Making string-formatting smarter by handling generators?

Steven D'Aprano steve at REMOVE-THIS-cybersource.com.au
Thu Feb 28 02:18:14 CET 2008


On Wed, 27 Feb 2008 14:41:32 -0600, Tim Chase wrote:

>>> Is there an easy way to make string-formatting smart enough to
>>> gracefully handle iterators/generators?  E.g.
>>>
>>>    transform = lambda s: s.upper()
>>>    pair = ('hello', 'world')
>>>    print "%s, %s" % pair # works
>>>    print "%s, %s" % map(transform, pair) # fails
>>>
>>> with a """
>>> TypeError:  not enough arguments for format string """

[snip]

I think there is a good case for % taking an iterator.
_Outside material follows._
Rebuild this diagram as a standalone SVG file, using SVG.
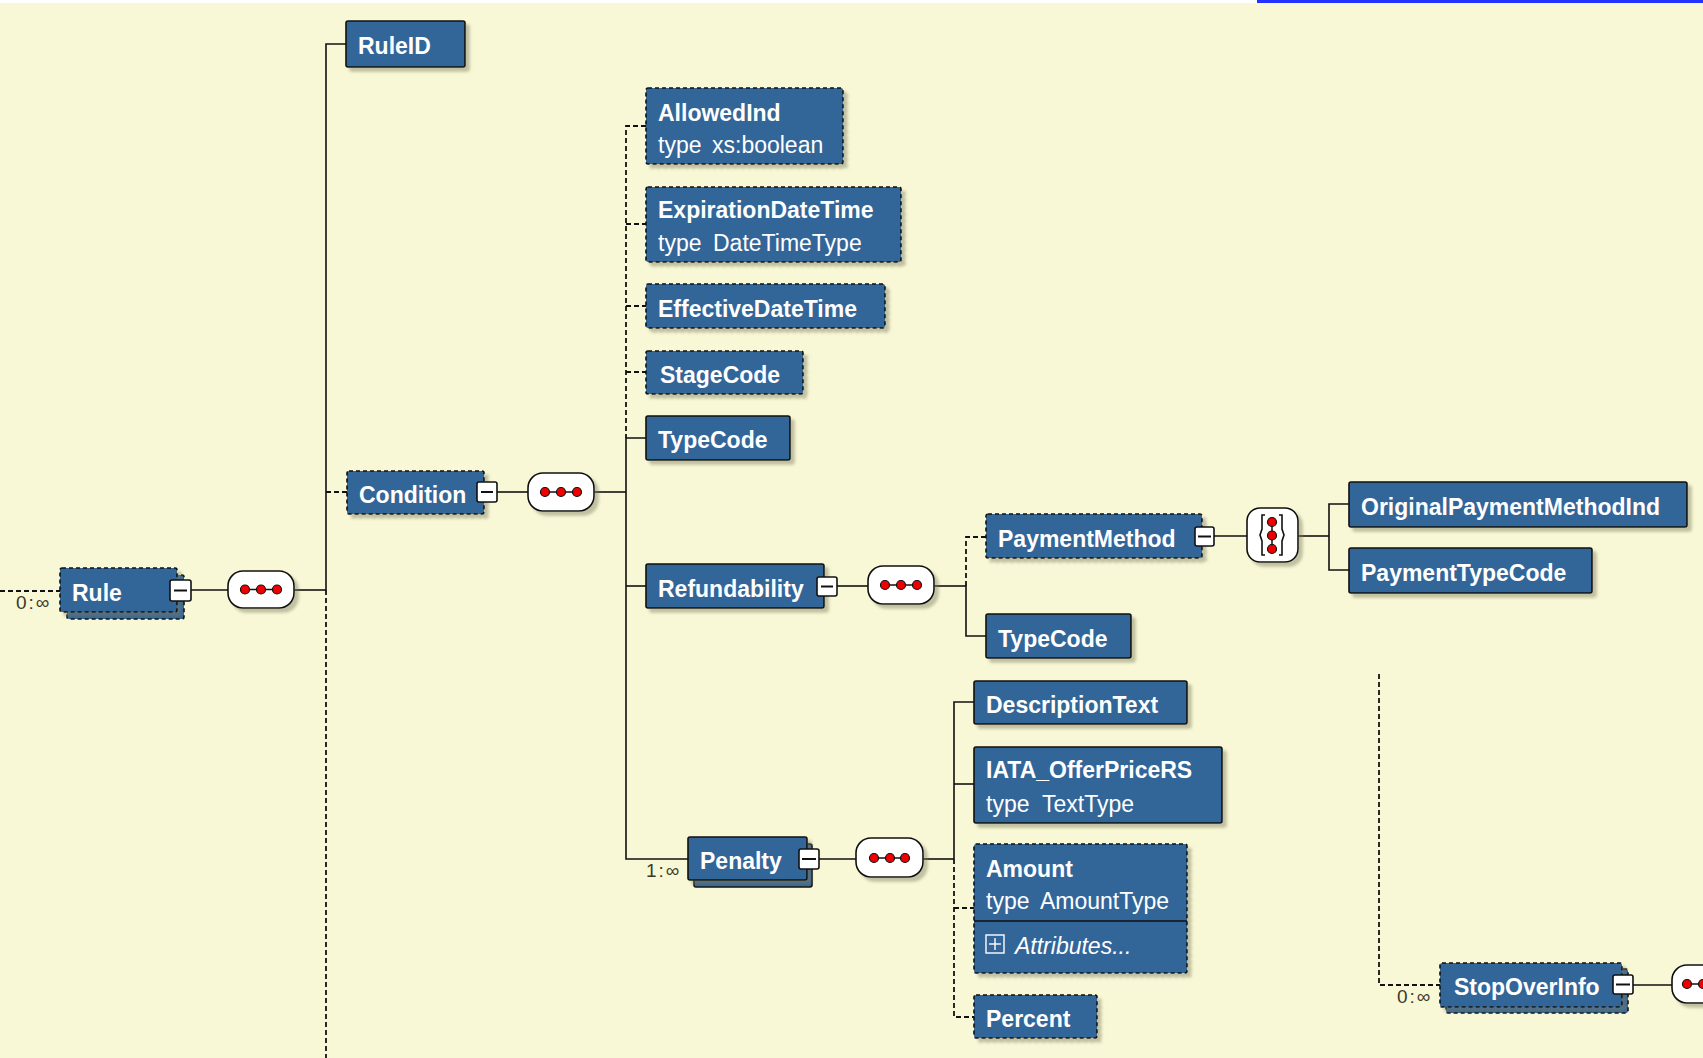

Here's an 
artificial example:

def spam():
    while True: yield "spam"

spam = spam()

"%s eggs tomato and %s" % spam
"%s %s bacon tomato %s and eggs" % spam
"%s %s %s %s %s %s %s %s truffles and %s" % spam

The iterator could be arbitrarily complex, but the important feature is 
that the % operator lazily demands values from it, taking only as few as 
it needs. If the iterator is exhausted early, it is an error.


[...]


>> So the answer is always use tuple(...) as others pointed.
> 
> I'll adjust my thinking on the matter, and mentally deprecate map() as
> well.

map() isn't deprecated, not even for Python 3 where it remains a built-
in. However it will return an iterator instead of a list, making it 
(presumably) a more convenient way to spell itertools.imap().